Jurnal Eka Komariah Kuncoro

Berbagai Catatan….

Hari ini perlu adanya Restorasi untuk pembangunan Indonesia yang berkeadilan dan merata…mosok pembangunan hanya ada di Pulau Jawa saja ? Kapan Borneo dibangun ?

2008-02-20 Posted by | Tak Berkategori | Tinggalkan komentar

Salam Restorasi

Partai NasDem akan melakukan Restorasi kehidupan demokrasi di Indonesia yang rupanya sedang carut marut. Banyak korupsi, KKN dan ketidakpedulian para politisi.
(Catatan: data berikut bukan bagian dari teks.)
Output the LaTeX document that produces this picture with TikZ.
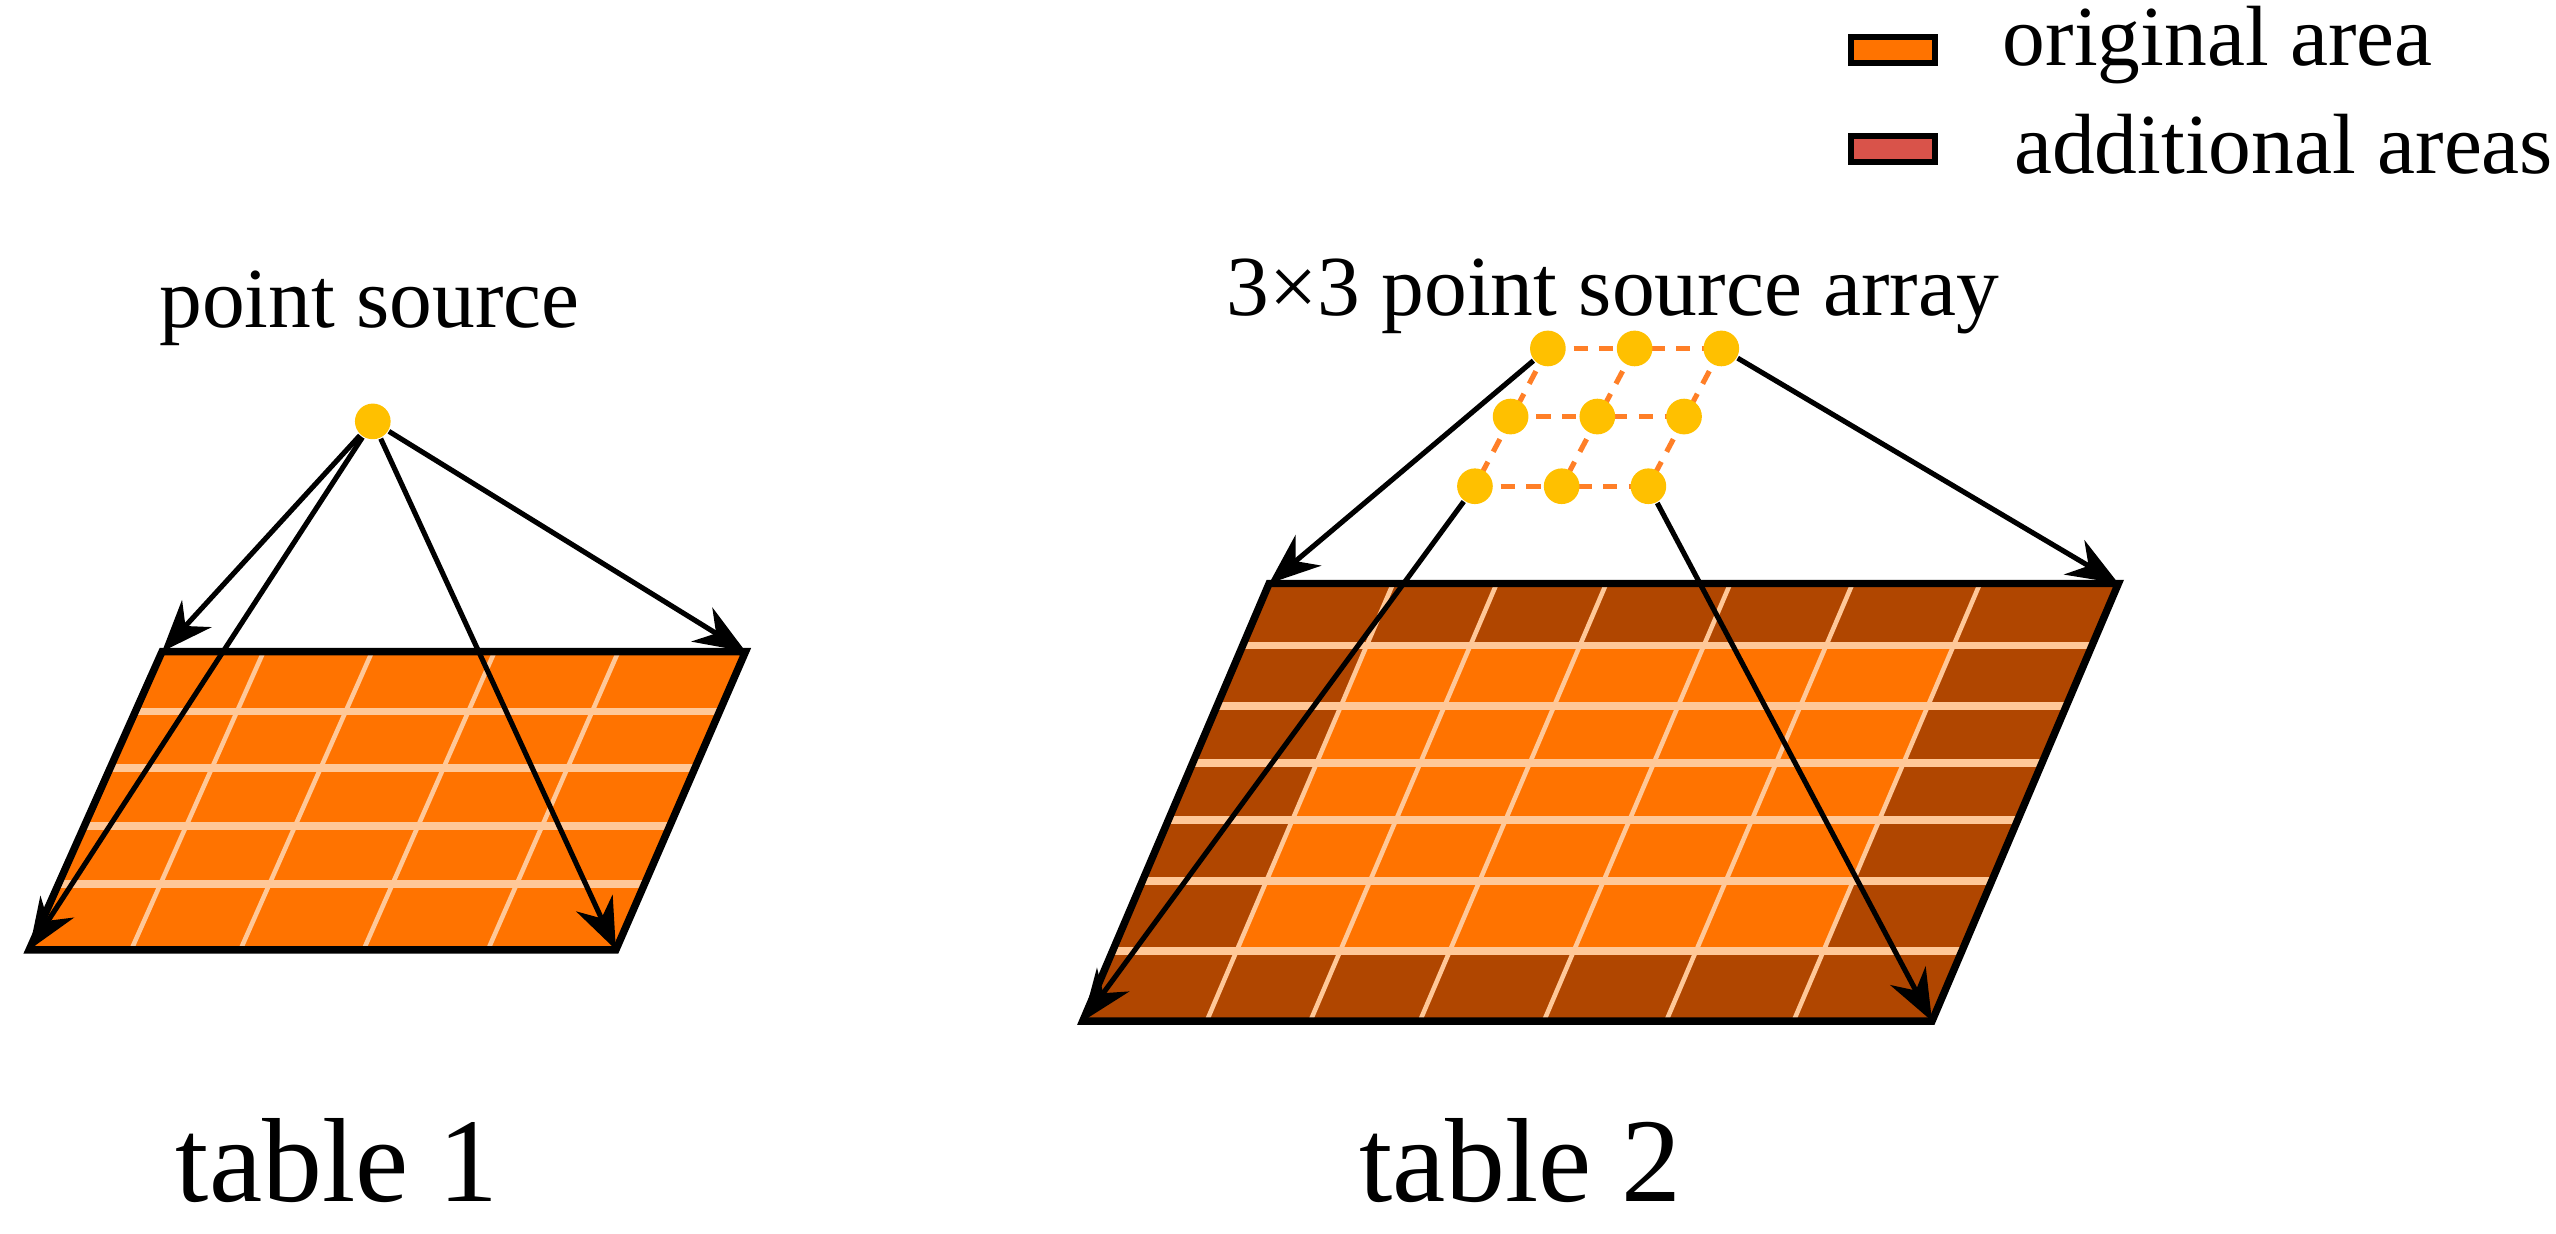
\documentclass[tikz,border=0pt]{standalone}
\usepackage{fontspec}
\setmainfont{Liberation Serif}
\usetikzlibrary{calc,arrows.meta}
\definecolor{orig}{HTML}{FF7300}
\definecolor{addl}{HTML}{B04600}
\definecolor{legadd}{HTML}{D9534A}
\definecolor{gridc}{HTML}{FFC898}
\definecolor{dotc}{HTML}{FFC000}
\definecolor{dashc}{HTML}{FF7F27}
\tikzset{
  ray/.style={line width=0.9pt,-{Stealth[length=9pt,width=7pt]}},
  dot/.style={circle,fill=dotc,inner sep=0pt,minimum size=0.22cm},
  gl/.style={gridc,line width=0.8pt},
  glh/.style={gridc,line width=1.3pt},
  border/.style={draw=black,line width=1.3pt},
  lbl/.style={font=\fontsize{15}{15}\selectfont,inner sep=0pt},
  big/.style={font=\fontsize{21}{21}\selectfont,inner sep=0pt},
  dl/.style={dashc,line width=0.9pt,dash pattern=on 2.5pt off 2pt}
}
\begin{document}
\begin{tikzpicture}[x=0.01cm,y=-0.01cm]
\useasboundingbox (0,0) rectangle (1577,761);
% ---------- table 1
\coordinate (A) at (100,402); \coordinate (B) at (460,402);
\coordinate (C) at (18,586);  \coordinate (D) at (380,586);
\fill[orig] (A)--(B)--(D)--(C)--cycle;
\foreach \u in {0.174,0.36,0.57,0.782}
  \draw[gl] ($(A)!\u!(B)$) -- ($(C)!\u!(D)$);
\foreach \v in {0.2,0.39,0.585,0.78}
  \draw[glh] ($(A)!\v!(C)$) -- ($(B)!\v!(D)$);
\draw[border] (A)--(B)--(D)--(C)--cycle;
\node[dot] (s) at (230,260) {};
\node[lbl] (pstext) at (228,190) {point source};
\draw[ray] (s) -- (A);
\draw[ray] (s) -- (B);
\draw[ray] (s) -- (C);
\draw[ray] (s) -- (D);
\node[big] (t1) at (208,716) {table 1};
% ---------- table 2
\coordinate (E) at (783,360); \coordinate (F) at (1307,360);
\coordinate (G) at (668,630); \coordinate (H) at (1192,630);
\fill[addl] (E)--(F)--(H)--(G)--cycle;
\def\ua{0.146}\def\ub{0.837}\def\va{0.142}\def\vb{0.84}
\fill[orig] ($($(E)!\va!(G)$)!\ua!($(F)!\va!(H)$)$) -- ($($(E)!\va!(G)$)!\ub!($(F)!\va!(H)$)$)
  -- ($($(E)!\vb!(G)$)!\ub!($(F)!\vb!(H)$)$) -- ($($(E)!\vb!(G)$)!\ua!($(F)!\vb!(H)$)$) -- cycle;
\foreach \u in {0.146,0.268,0.397,0.543,0.687,0.837}
  \draw[gl] ($(E)!\u!(F)$) -- ($(G)!\u!(H)$);
\foreach \v in {0.142,0.28,0.41,0.54,0.68,0.84}
  \draw[glh] ($(E)!\v!(G)$) -- ($(F)!\v!(H)$);
\draw[border] (E)--(F)--(H)--(G)--cycle;
\node[lbl] (arrtext) at (995,183) {3×3 point source array};
% array
\foreach \r/\y/\xo in {1/215/955,2/257/932,3/300/910}
  \foreach \c in {1,2,3}
    \coordinate (p\r\c) at ({\xo+(\c-1)*53.5},\y);
\foreach \r in {1,2,3}{
  \draw[dl] (p\r1) -- (p\r3);
  \draw[dl] (p1\r) -- (p3\r);}
\foreach \r in {1,2,3}
  \foreach \c in {1,2,3}
    \node[dot] (d\r\c) at (p\r\c) {};
\draw[ray] (d11) -- (E);
\draw[ray] (d13) -- (F);
\draw[ray] (d31) -- (G);
\draw[ray] (d33) -- (H);
\node[big] (t2) at (938,716) {table 2};
% ---------- legend
\node[draw=black,line width=1pt,fill=orig,minimum width=0.52cm,minimum height=0.16cm,inner sep=0pt] (l1) at (1168,31) {};
\node[draw=black,line width=1pt,fill=legadd,minimum width=0.52cm,minimum height=0.16cm,inner sep=0pt] (l2) at (1168,92) {};
\node[lbl,anchor=west] (l1t) at (1235,28) {original area};
\node[lbl,anchor=west] (l2t) at (1242,89) {additional areas};
\end{tikzpicture}
\end{document}
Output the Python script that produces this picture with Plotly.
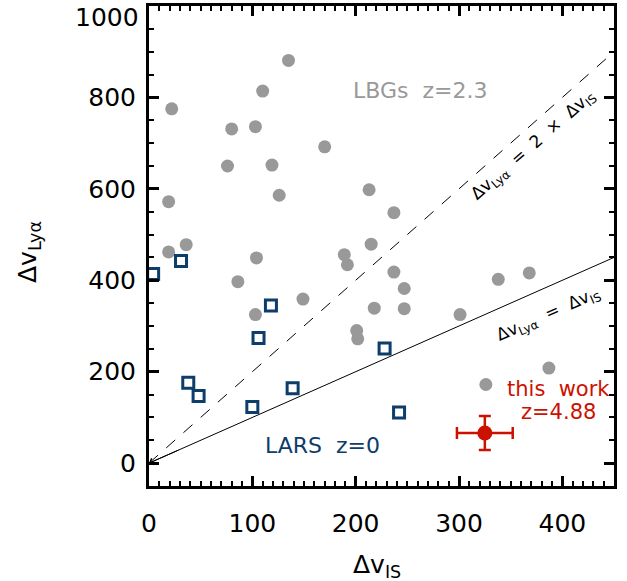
import plotly.graph_objects as go

# LBGs z=2.3
lbg_x = [135, 110, 22, 80, 103, 170, 76, 119, 126, 213, 19, 36, 19, 104, 189, 192,
         86, 149, 103, 201, 202, 215, 237, 247, 218, 247, 301, 338, 368, 387, 326, 237]
lbg_y = [881, 814, 775, 731, 736, 692, 650, 652, 586, 598, 572, 478, 462, 449, 456, 434,
         397, 359, 325, 290, 272, 479, 418, 382, 339, 338, 325, 402, 416, 208, 172, 548]

# LARS z=0
lars_x = [31, 4, 118, 106, 38, 48, 100, 139, 228, 242]
lars_y = [442, 414, 345, 274, 176, 147, 123, 164, 251, 111]

# this work z=4.88
this_x = [325]
this_y = [66]
this_xerr = [27]
this_yerr = [37]

# reference lines
line_x = [0, 450]
ratio_one = [1, 1]
ratio_two = [2, 2]

x_ticks = [0, 100, 200, 300, 400]
y_ticks = [0, 200, 400, 600, 800, 1000]
y_ticktext = ["0", "200", "400", "600", "800", ""]

GRAY = "#999999"
BLUE = "#0d3d6b"
RED = "#cc1100"
FONT = "DejaVu Sans"

fig = go.Figure()

fig.add_trace(go.Scatter(
    x=line_x, y=[a * b for a, b in zip(line_x, ratio_one)], mode="lines",
    line=dict(color="black", width=1), hoverinfo="skip", showlegend=False))
fig.add_trace(go.Scatter(
    x=line_x, y=[a * b for a, b in zip(line_x, ratio_two)], mode="lines",
    line=dict(color="black", width=1, dash="12px,11px"), hoverinfo="skip", showlegend=False))

fig.add_trace(go.Scatter(
    x=lbg_x, y=lbg_y, mode="markers",
    marker=dict(symbol="circle", size=13, color=GRAY, line=dict(width=0)),
    showlegend=False))

fig.add_trace(go.Scatter(
    x=lars_x, y=lars_y, mode="markers",
    marker=dict(symbol="square-open", size=11, color=BLUE, line=dict(width=3, color=BLUE)),
    showlegend=False))

fig.add_trace(go.Scatter(
    x=this_x, y=this_y, mode="markers",
    marker=dict(symbol="circle", size=15, color=RED),
    error_x=dict(type="data", array=this_xerr, color=RED, thickness=2.5, width=6),
    error_y=dict(type="data", array=this_yerr, color=RED, thickness=2.5, width=6),
    showlegend=False))

annotations = [
    dict(x=0, y=0, ax=30, ay=30, xref="x", yref="y", axref="x", ayref="y",
         text="", showarrow=True, arrowhead=4, arrowsize=1.3, arrowwidth=1, arrowcolor="black"),
    dict(x=0, y=1000, xref="paper", yref="y", text="1000", showarrow=False,
         xanchor="right", yanchor="middle", xshift=-8, yshift=-11,
         font=dict(family=FONT, size=25, color="black")),
    dict(x=0.5, y=0, xref="paper", yref="paper", text="Δv<sub>IS</sub>", showarrow=False,
         xanchor="center", yanchor="middle", xshift=-5, yshift=-80,
         font=dict(family=FONT, size=25, color="black")),
    dict(x=0, y=0.5, xref="paper", yref="paper", text="Δv<sub>Lyα</sub>", showarrow=False,
         xanchor="center", yanchor="middle", xshift=-120, yshift=-6, textangle=-90,
         font=dict(family=FONT, size=25, color="black")),
    dict(x=262, y=815, xref="x", yref="y", text="LBGs  z=2.3", showarrow=False,
         font=dict(family=FONT, size=22, color=GRAY)),
    dict(x=168, y=38, xref="x", yref="y", text="LARS  z=0", showarrow=False,
         font=dict(family=FONT, size=22, color=BLUE)),
    dict(x=396, y=163, xref="x", yref="y", text="this  work", showarrow=False,
         font=dict(family=FONT, size=21, color=RED)),
    dict(x=396, y=112, xref="x", yref="y", text="z=4.88", showarrow=False,
         font=dict(family=FONT, size=21, color=RED)),
    dict(x=372, y=694, xref="x", yref="y",
         text="Δv<sub>Lyα</sub>  =  2  ×  Δv<sub>IS</sub>", showarrow=False, textangle=-41,
         font=dict(family=FONT, size=17, color="black")),
    dict(x=387, y=325, xref="x", yref="y",
         text="Δv<sub>Lyα</sub>  =  Δv<sub>IS</sub>", showarrow=False, textangle=-23.7,
         font=dict(family=FONT, size=17, color="black")),
]

fig.update_layout(
    width=627, height=581,
    margin=dict(l=149, r=13, t=6, b=95, autoexpand=False),
    paper_bgcolor="white", plot_bgcolor="white",
    font=dict(family=FONT, size=25, color="black"),
    annotations=annotations,
    showlegend=False,
)

fig.update_xaxes(
    range=[0, 450], tickvals=x_ticks, ticks="inside", ticklen=10, tickwidth=2.5,
    tickcolor="black", showgrid=False, zeroline=False, automargin=False,
    showline=True, linewidth=3, linecolor="black", mirror="allticks",
    minor=dict(dtick=10, tick0=0, ticks="inside", ticklen=5, tickwidth=2, tickcolor="black", showgrid=False),
    tickfont=dict(family=FONT, size=25), ticklabelstandoff=13,
)
fig.update_yaxes(
    range=[-50, 1000], tickvals=y_ticks, ticktext=y_ticktext, ticks="inside", ticklen=10, tickwidth=2.5,
    tickcolor="black", showgrid=False, zeroline=False, automargin=False,
    showline=True, linewidth=3, linecolor="black", mirror="allticks",
    minor=dict(dtick=50, tick0=0, ticks="inside", ticklen=5, tickwidth=2, tickcolor="black", showgrid=False),
    tickfont=dict(family=FONT, size=25), ticklabelstandoff=5,
)

fig.write_html("out.html", config={"displayModeBar": False},
               post_script="document.body.style.margin='0';document.body.style.overflow='hidden';")
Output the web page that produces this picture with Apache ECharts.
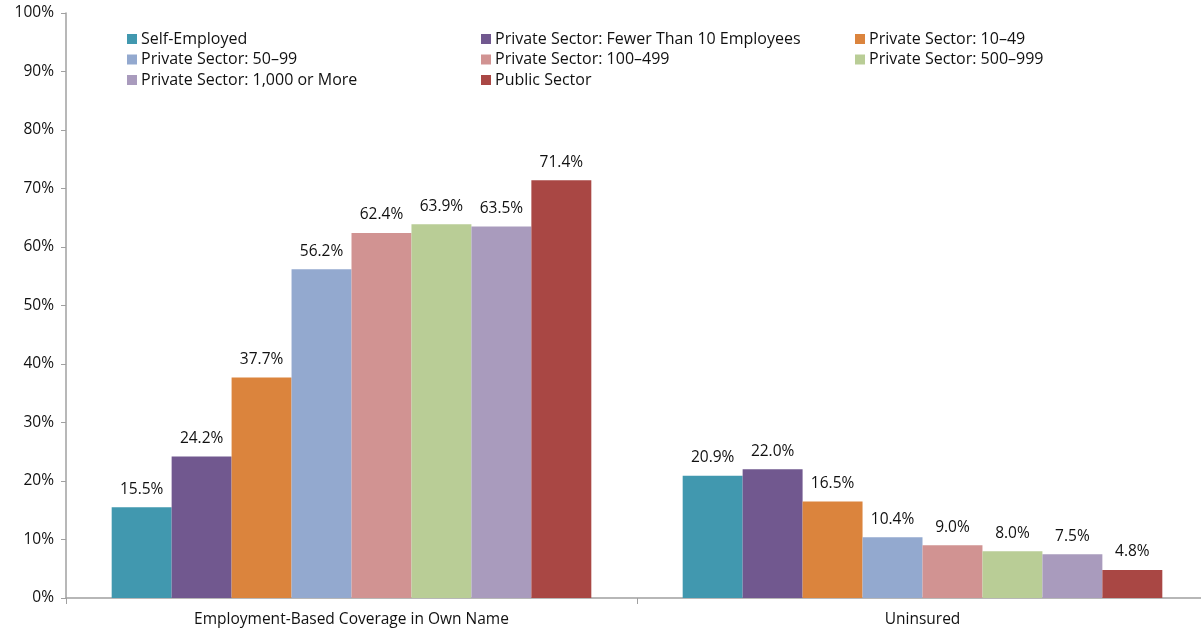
<!DOCTYPE html>
<html><head><meta charset="utf-8">
<script src="https://cdn.jsdelivr.net/npm/echarts@6/dist/echarts.min.js"></script>
<style>html,body{margin:0;padding:0;background:#fff}#c{width:1201px;height:632px}</style>
</head><body><div id="c"></div>
<script>
const categories = ['Employment-Based Coverage in Own Name', 'Uninsured'];
const seriesNames = ['Self-Employed', 'Private Sector: Fewer Than 10 Employees', 'Private Sector: 10\u201349', 'Private Sector: 50\u201399', 'Private Sector: 100\u2013499', 'Private Sector: 500\u2013999', 'Private Sector: 1,000 or More', 'Public Sector'];
const colors = ['#4198AF', '#71588F', '#DB843D', '#93A9CF', '#D19392', '#B9CD96', '#A99BBD', '#A94744'];
const selfEmployed = [15.5, 20.9];
const fewerThan10 = [24.2, 22.0];
const size10to49 = [37.7, 16.5];
const size50to99 = [56.2, 10.4];
const size100to499 = [62.4, 9.0];
const size500to999 = [63.9, 8.0];
const size1000plus = [63.5, 7.5];
const publicSector = [71.4, 4.8];
const values = [selfEmployed, fewerThan10, size10to49, size50to99, size100to499, size500to999, size1000plus, publicSector];
const yTicks = [0, 10, 20, 30, 40, 50, 60, 70, 80, 90, 100];

const font = 'Open Sans, Lato, sans-serif';
const fs = 15.5;
const chart = echarts.init(document.getElementById('c'));
const legendCommon = {orient: 'vertical', top: 26, itemWidth: 10, itemHeight: 10, itemGap: 4.5, icon: 'rect',
  textStyle: {fontFamily: font, fontSize: 16, color: '#111', padding: [0, 0, 0, -1]}};
chart.setOption({
  animation: false,
  color: colors,
  legend: [
    Object.assign({left: 122, data: [seriesNames[0], seriesNames[3], seriesNames[6]]}, legendCommon),
    Object.assign({left: 476, data: [seriesNames[1], seriesNames[4], seriesNames[7]]}, legendCommon),
    Object.assign({left: 850, data: [seriesNames[2], seriesNames[5]]}, legendCommon)
  ],
  grid: {left: 66, width: 1142, top: 13, bottom: 34, outerBoundsMode: 'none'},
  xAxis: {type: 'category', data: categories,
    axisLine: {lineStyle: {color: '#a0a0a0', width: 1.5}},
    axisTick: {show: true, length: 6, lineStyle: {color: '#a0a0a0'}},
    axisLabel: {fontFamily: font, fontSize: fs, color: '#111', margin: 14}},
  yAxis: {type: 'value', min: 0, max: 100, interval: 10,
    axisLine: {show: true, lineStyle: {color: '#a0a0a0', width: 1.5}},
    axisTick: {show: true, length: 5, lineStyle: {color: '#a0a0a0'}},
    splitLine: {show: false},
    axisLabel: {fontFamily: font, fontSize: fs, color: '#111', margin: 12,
      formatter: v => yTicks.includes(v) ? v + '%' : ''}},
  series: seriesNames.map((n, i) => ({
    name: n, type: 'bar', data: values[i], barGap: 0, barCategoryGap: '16%',
    itemStyle: {color: colors[i]},
    label: {show: true, position: 'top', distance: 10, fontFamily: font, fontSize: fs, color: '#111',
      formatter: p => p.value.toFixed(1) + '%'}
  }))
});
</script></body></html>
2008-02-20 Posted by | Tak Berkategori | Tinggalkan komentar

Kunjungan Kerja Maret 2009

Bulan Februari-Maret 2009 ini saya mendapat tugas untuk ke daerah lagi. Daerah yang saya kunjungai ialah : Bontang, Samarinda, dan Kutai Kertanegara

2008-02-20 Posted by | Tak Berkategori | 2 Komentar

Kunjungan Kerja Oktober 2008

Saat ini saya sedang dalam masa reses melakukan kunjungan kerja mengunjungi kabupaten/kota untuk sosialisasi DPD RI dan penyerapan aspirasi daerah di wilayah utara Kalimantan Timur. Sudah seminggu ini saya keliling (11 Oktober – 18 Oktober 2008) dimulai dari Berau, Bulungan, Nunukan, dan Tarakan. Untuk Tana Tidung sebagai kabupaten termuda di Kaltim rencananya akan saya kunjungi pada hari senin tgl 20 Oktober 2008 untuk melihat sejauh mana perkembangan setelah dimekarkan menjadi Kabupaten. Kunjungan ke Kabupaten Malinau terpaksa harus di jadwal ulang. Sejauh ini, saya melihat hasil yang sudah lumayan baik setelah adanya otonomi daerah. Daerah-daerah utara di Kaltim yang sebelumnya “tidur” sudah mulai terlihat membangun. Secara umum, yang masyarakat keluhkan adalah kondisi jalan trans Kalimantan yang rusak parah dan kepastian ditetapkannya Kalimantan Utara (Kaltara) sebagai Provinsi baru di Indonesia. Hasil yang saya dapat  dalam kunjungan kali ini akan saya ceritakan lebih detail setelah saya kembali ke Samarinda.

2008-02-20 Posted by | Kegiatan | 1 Komentar

Pemilu 2009

Saat ini saya mencalonkan diri kembali untuk menjadi anggota Dewan Perwakilan Daerah (DPD) mewakili Kalimantan Timur pada pemilu 2009 mendatang yang rencananya akan dilaksanakan bulan April. Sekarang masih tahap verifikasi. Insya Allah bisa lolos sebagai peserta Pemilu 2009.

Kemungkinan persaingan pada Pemilu mendatang akan lebih berat, karena DPD yang pada awalnya merupakan calon perseorangan, akibat perubahan peraturan menjadi dimungkinkan masuknya wakil dari partai hingga terjadi pertarungan antara individu dengan mesin partai… dan lagi nantinya bisa terjadi konflik kepentingan antara daerah yang diwakili dengan kebijakan partai yang diwakili…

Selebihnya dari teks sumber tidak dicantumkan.